None of this got a mention in a sanitised and plain awful Commonwealth Games ceremony, where they instead sang about fictitious lake monsters: 'Nessie! Nessie Nessie! We believe in Nessie!'
The Glasgow Commonwealth Games have now cost well over half a billion pounds to hold. Over 21 million pounds has been lavished on the opening and closing ceremonies alone.
The fact that a lavish party is being thrown in one of Britain's most deprived cities has escaped the notice of the mainstream New Zealand media
Once again another sporting event has given a whole load of broadcasters and journalists the excuse to have a bit of a holiday in Scotland, in between filing hysterical news stories.
Have you been counting the cliches? How often have you heard : 'It's a golden day for New Zealand!' and It's gold rush for New Zealand'. And what about 'There's a golden glow around the New Zealand team!' - that one came from Radio Live's Marcus Lush.
Such is the media's hysteria over a New Zealander winning a piece of metal in the egg and spoon race, it has been judged so important it has been the lead story on both the TVNZ and TV3 six o'clock news bulletins. Apparently the fact that Israel is presently bombing Gaza back to the Stone Age isn't quite as important as a New Zealander winning a medal. It hasn't got that essential 'feel good factor', you see.

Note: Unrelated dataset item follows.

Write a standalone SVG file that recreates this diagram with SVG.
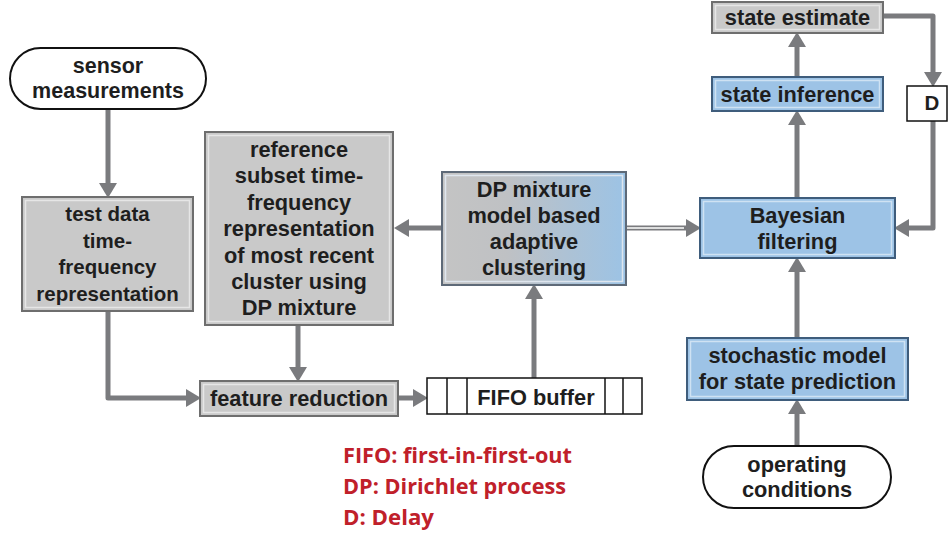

None of New Zealand's many journalist and broadcasters in Glasgow have seen fit to take a stroll through the city's economically deprived East End, despite the fact it is only a stone's throw from the main Commonwealth Games venue.
It was in the East End that the Accord Centre, a day centre for the learning disabled was bulldozed by the Labour-controlled Glasgow City Council to make way for a car park for buses for the Games. The Accord Centre had been serving the local community for over twenty years
East End resident Helen McCourt - and who a child attending the centre - told the media: “Over 120 people were put out. Glasgow City Council told us we’d be getting a new building but there has been nothing. They said there was £250,000 for it but now it’s gone—what’s happened to it?”
They probably used it to pay for Rod Stewart.
And the Dalmarnock area of Glasgow was effectively destroyed to make way for the athletes’ village and other venues. Hundreds of homes were demolished. Former residents have been promised new homes and other facilities - a promise that has not been kept.
The only people smiling have been the corporations and the wealthy property developers.